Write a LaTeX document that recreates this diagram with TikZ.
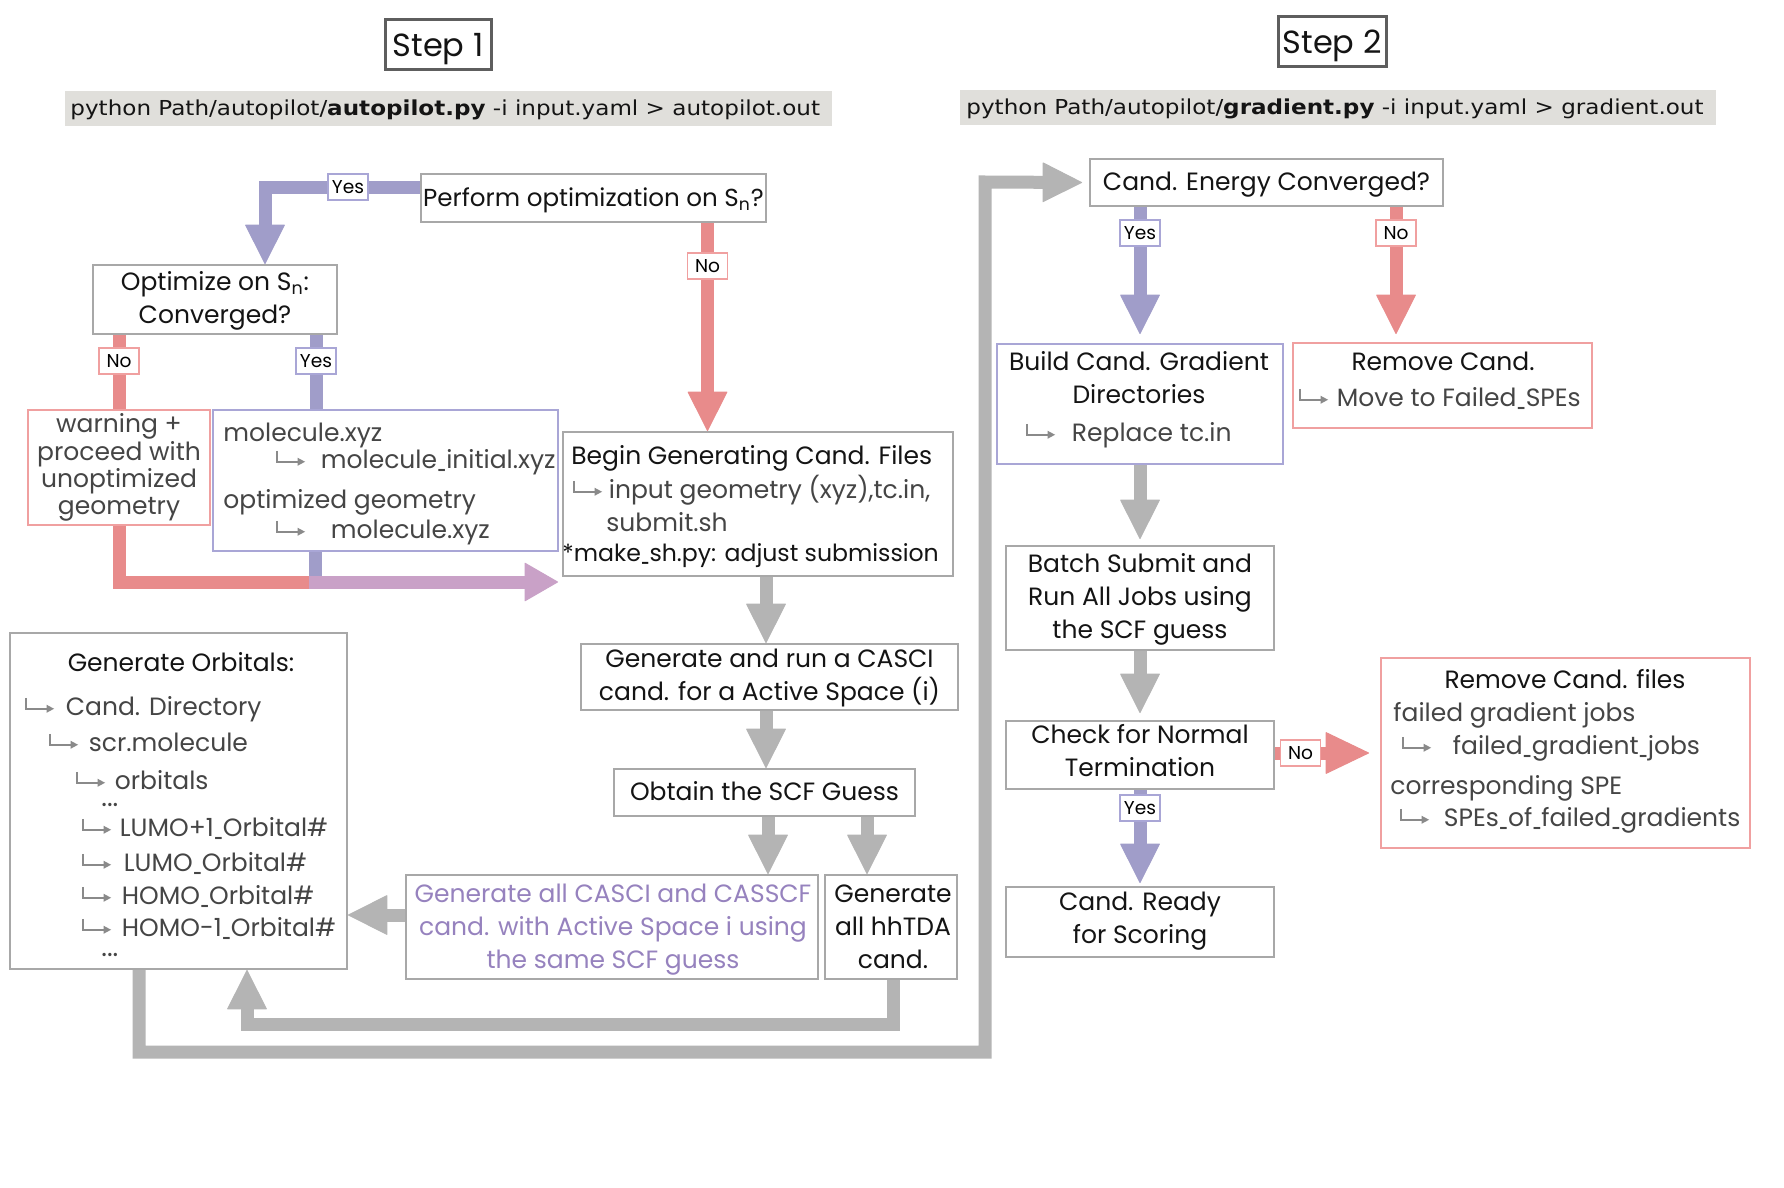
\documentclass[tikz,border=0pt]{standalone}
\usepackage{fontspec}
\usepackage{graphicx}
\setmainfont{Poppins}
\newfontfamily\dvs[FakeStretch=1.12]{DejaVu Sans}
\usetikzlibrary{arrows.meta,fit}
\pgfdeclarelayer{bg}
\pgfsetlayers{bg,main}
\definecolor{arrgray}{HTML}{B4B4B4}
\definecolor{purp}{HTML}{A09DC9}
\definecolor{redd}{HTML}{E88B8B}
\definecolor{mauve}{HTML}{C9A1C7}
\definecolor{boxgray}{HTML}{A8A8A8}
\definecolor{boxpurp}{HTML}{A9A6D6}
\definecolor{boxred}{HTML}{F0A0A0}
\definecolor{purptext}{HTML}{9682BE}
\definecolor{cmdbg}{HTML}{E0DFDB}
\definecolor{subtext}{HTML}{454545}
\definecolor{hookgray}{HTML}{8A8A8A}
\definecolor{stepgray}{HTML}{5E5E5E}
\newcommand\hk{\tikz[baseline=0pt]{\draw[hookgray,line width=0.75pt,-{Triangle[length=3.8pt,width=3.8pt]}] (0pt,9pt)--(0pt,3.5pt)--(14pt,3.5pt);}}
\newcommand\us{\scalebox{0.5}[1]{\_}}
\tikzset{
  box/.style={draw=boxgray, line width=1pt, inner sep=0pt, fill=white},
  pbox/.style={box, draw=boxpurp},
  rbox/.style={box, draw=boxred},
  stepbox/.style={draw=stepgray, line width=1.5pt, inner sep=0pt, fill=white},
  cmdbox/.style={fill=cmdbg, inner sep=0pt},
  txt/.style={inner sep=0pt, text height=8.75pt, text depth=0pt, font=\fontsize{12.5}{15}\selectfont, text=black!92},
  stxt/.style={txt, text=subtext},
  ptxt/.style={txt, text=purptext},
  dots/.style={inner sep=0pt, text height=1.5pt, text depth=0pt, anchor=base west, text=subtext, font=\fontsize{13.5}{14}\selectfont},
  lab/.style={fill=white, inner sep=0pt, minimum width=20pt, minimum height=13pt, line width=0.75pt, font=\fontsize{9.3}{10}\selectfont},
  ylab/.style={lab, draw=boxpurp},
  nlab/.style={lab, draw=boxred},
  fat/.style={line width=6.5pt, -{Triangle[length=20pt,width=20pt,line width=0.5pt,round]}},
  bar/.style={line width=6.5pt},
}
\begin{document}
\begin{tikzpicture}[x=0.5pt,y=-0.5pt]
\useasboundingbox (0,0) rectangle (1784,1188);
% headers
\node[stepbox, fit={(385,20)(491,70)}] (step1) {};
\node[txt, text height=11.5pt, font=\fontsize{16}{18}\selectfont] (step1t) at (438,45) {Step 1};
\node[stepbox, fit={(1278,17)(1386,67)}] (step2) {};
\node[txt, text height=11.5pt, font=\fontsize{16}{18}\selectfont] (step2t) at (1332,42) {Step 2};
\node[cmdbox, fit={(65,91)(832,126)}] (cmd1) {};
\node[txt, anchor=west, text height=7.5pt, font=\dvs\fontsize{10.3}{12}\selectfont] (cmd1t) at (70,108.5) {python Path/autopilot/\textbf{autopilot.py} -i input.yaml > autopilot.out};
\node[cmdbox, fit={(960,90)(1716,125)}] (cmd2) {};
\node[txt, anchor=west, text height=7.5pt, font=\dvs\fontsize{10.3}{12}\selectfont] (cmd2t) at (966,107.5) {python Path/autopilot/\textbf{gradient.py} -i input.yaml > gradient.out};
% step 1 boxes
\node[box, fit={(421,174)(766,222)}] (perform) {};
\node[txt, font=\fontsize{12.3}{15}\selectfont] (performt) at (593.5,198) {Perform optimization on S\textsubscript{n}?};
\node[box, fit={(93,265)(337,334)}] (opt) {};
\node[txt] (optt1) at (215,282) {Optimize on S\textsubscript{n}:};
\node[txt] (optt2) at (215,315) {Converged?};
\node[rbox, fit={(28,410)(210,525)}] (warn) {};
\node[stxt] (warnt1) at (119,424) {warning +};
\node[stxt] (warnt2) at (119,452) {proceed with};
\node[stxt] (warnt3) at (119,479) {unoptimized};
\node[stxt] (warnt4) at (119,506) {geometry};
\node[pbox, fit={(213,410)(558,551)}] (mol) {};
\node[stxt, anchor=west] (molt1) at (223,433) {molecule.xyz};
\node[stxt, anchor=west] (molt2) at (276,460) {\hk\hspace{7.5pt}molecule\us initial.xyz};
\node[stxt, anchor=west] (molt3) at (223,500) {optimized geometry};
\node[stxt, anchor=west] (molt4) at (276,530) {\hk\hspace{12.5pt}molecule.xyz};
\node[box, fit={(563,432)(953,576)}] (begin) {};
\node[txt, anchor=west] (begint1) at (571,456) {Begin Generating Cand. Files};
\node[stxt, anchor=west] (begint2) at (573,490) {\hk\hspace{3pt}input geometry (xyz),tc.in,};
\node[stxt, anchor=west] (begint3) at (606,523) {submit.sh};
\node[txt, anchor=west, font=\fontsize{11.8}{14}\selectfont] (begint4) at (562,553) {*make\us sh.py: adjust submission};
\node[box, fit={(581,644)(958,710)}] (casci) {};
\node[txt] (cascit1) at (769.5,659) {Generate and run a CASCI};
\node[txt] (cascit2) at (769.5,692) {cand. for a Active Space (i)};
\node[box, fit={(614,769)(915,816)}] (scf) {};
\node[txt] (scft) at (764.5,792) {Obtain the SCF Guess};
\node[box, fit={(406,875)(818,979)}] (gall) {};
\node[ptxt] (gallt1) at (613,894) {Generate all CASCI and CASSCF};
\node[ptxt] (gallt2) at (613,927) {cand. with Active Space i using};
\node[ptxt] (gallt3) at (613,960) {the same SCF guess};
\node[box, fit={(825,875)(957,979)}] (hh) {};
\node[txt] (hht1) at (893,894) {Generate};
\node[txt] (hht2) at (893,927) {all hhTDA};
\node[txt] (hht3) at (893,960) {cand.};
\node[box, fit={(10,633)(347,969)}] (orb) {};
\node[txt] (orbt1) at (181,663) {Generate Orbitals:};
\node[stxt, anchor=west] (orbt2) at (25,707) {\hk\hspace{5.5pt}Cand. Directory};
\node[stxt, anchor=west] (orbt3) at (49,743) {\hk\hspace{5pt}scr.molecule};
\node[stxt, anchor=west] (orbt4) at (76,781) {\hk\hspace{4.5pt}orbitals};
\node[dots] (orbt5) at (101,806) {...};
\node[stxt, anchor=west] (orbt6) at (82,828) {\hk\hspace{4pt}LUMO+1\us Orbital\#};
\node[stxt, anchor=west] (orbt7) at (82,863) {\hk\hspace{6pt}LUMO\us Orbital\#};
\node[stxt, anchor=west] (orbt8) at (82,896) {\hk\hspace{5pt}HOMO\us Orbital\#};
\node[stxt, anchor=west] (orbt9) at (82,928) {\hk\hspace{5pt}HOMO-1\us Orbital\#};
\node[dots] (orbt10) at (101,956) {...};
% step 2 boxes
\node[box, fit={(1090,159)(1443,206)}] (candE) {};
\node[txt] (candEt) at (1266.5,182) {Cand. Energy Converged?};
\node[pbox, fit={(997,344)(1283,464)}] (build) {};
\node[txt] (buildt1) at (1139,362) {Build Cand. Gradient};
\node[txt] (buildt2) at (1139,395) {Directories};
\node[stxt, anchor=west] (buildt3) at (1026,433) {\hk\hspace{8pt}Replace tc.in};
\node[rbox, fit={(1293,343)(1592,428)}] (rem) {};
\node[txt] (remt1) at (1443,362) {Remove Cand.};
\node[stxt, anchor=west] (remt2) at (1299,398) {\hk\hspace{4pt}Move to Failed\us SPEs};
\node[box, fit={(1006,546)(1274,650)}] (batch) {};
\node[txt] (batcht1) at (1140,564) {Batch Submit and};
\node[txt] (batcht2) at (1140,597) {Run All Jobs using};
\node[txt] (batcht3) at (1140,630) {the SCF guess};
\node[box, fit={(1006,721)(1274,789)}] (check) {};
\node[txt] (checkt1) at (1140,735) {Check for Normal};
\node[txt] (checkt2) at (1140,768) {Termination};
\node[box, fit={(1006,887)(1274,957)}] (ready) {};
\node[txt] (readyt1) at (1140,902) {Cand. Ready};
\node[txt] (readyt2) at (1140,935) {for Scoring};
\node[rbox, fit={(1381,658)(1750,848)}] (remf) {};
\node[txt] (remft1) at (1565,680) {Remove Cand. files};
\node[stxt, anchor=west] (remft2) at (1393,713) {failed gradient jobs};
\node[stxt, anchor=west] (remft3) at (1402,746) {\hk\hspace{10.5pt}failed\us gradient\us jobs};
\node[stxt, anchor=west] (remft4) at (1390,786) {corresponding SPE};
\node[stxt, anchor=west] (remft5) at (1400,818) {\hk\hspace{7pt}SPEs\us of\us failed\us gradients};
% labels
\node[ylab] (y1) at (348,187) {Yes};
\node[nlab] (n1) at (707.5,266) {No};
\node[nlab] (n2) at (119,361) {No};
\node[ylab] (y2) at (316,361) {Yes};
\node[ylab] (y3) at (1140,233) {Yes};
\node[nlab] (n3) at (1396,233) {No};
\node[nlab] (n4) at (1300.5,753) {No};
\node[ylab] (y4) at (1140,808) {Yes};
% connector coordinates
\coordinate (c1) at (265,188);
\coordinate (c2) at (119,582);
\coordinate (c3) at (309,582);
\coordinate (c4) at (558,582);
\coordinate (c5) at (315,575.5);
\coordinate (x766) at (766,0);
\coordinate (x768) at (768,0);
\coordinate (x867) at (867,0);
\coordinate (y915) at (0,915);
\coordinate (c6) at (893,1024);
\coordinate (c7) at (247,1024);
\coordinate (c8) at (139,1052);
\coordinate (c9) at (985,1052);
\coordinate (c10) at (985,182);
\coordinate (c11) at ([xshift=-3.5pt]candE.west);
\begin{pgfonlayer}{bg}
\fill[white] (0,0) rectangle (1784,1188);
\draw[fat, purp] (perform.west |- c1) -- (c1) -- (opt.north -| c1);
\draw[fat, redd] (perform.south -| n1) -- (begin.north -| n1);
\draw[bar, redd] (opt.south -| n2) -- (warn.north -| n2);
\draw[bar, purp] (opt.south -| y2) -- (mol.north -| y2);
\draw[bar, redd] (warn.south -| c2) -- (c2) -- (c3);
\draw[bar, purp] (mol.south -| c5) -- (c5);
\draw[line width=6.5pt, mauve, -{Triangle[length=17pt,width=19.5pt,line width=0.5pt,round]}] (c3) -- (c4);
\draw[fat, arrgray] (begin.south -| x766) -- (casci.north -| x766);
\draw[fat, arrgray] (casci.south -| x766) -- (scf.north -| x766);
\draw[fat, arrgray] (scf.south -| x768) -- (gall.north -| x768);
\draw[fat, arrgray] (scf.south -| x867) -- (hh.north -| x867);
\draw[fat, arrgray] (gall.west |- y915) -- (orb.east |- y915);
\draw[fat, arrgray] (hh.south -| c6) -- (c6) -- (c7) -- (orb.south -| c7);
\draw[fat, arrgray] (orb.south -| c8) -- (c8) -- (c9) -- (c10) -- (c11);
\draw[fat, purp, shorten >=4.5pt] (candE.south -| y3) -- (build.north -| y3);
\draw[fat, redd, shorten >=4pt] (candE.south -| n3) -- (rem.north -| n3);
\draw[fat, arrgray, shorten >=3pt] (build.south -| y3) -- (batch.north -| y3);
\draw[fat, arrgray, shorten >=3.5pt] (batch.south -| y3) -- (check.north -| y3);
\draw[line width=6.5pt, redd, shorten >=5.5pt, -{Triangle[length=22pt,width=21pt,line width=0.5pt,round]}] (check.east |- n4) -- (remf.west |- n4);
\draw[fat, purp, shorten >=1.5pt] (check.south -| y4) -- (ready.north -| y4);
\end{pgfonlayer}
\end{tikzpicture}
\end{document}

# # # # #

_WHAT TO WORK ON_
Take each line containing the string "with" and copy it out.

_THE RESPONSE_
Write a LaTeX document that recreates this diagram with TikZ.
\node[stxt] (warnt2) at (119,452) {proceed with};
\node[ptxt] (gallt2) at (613,927) {cand. with Active Space i using};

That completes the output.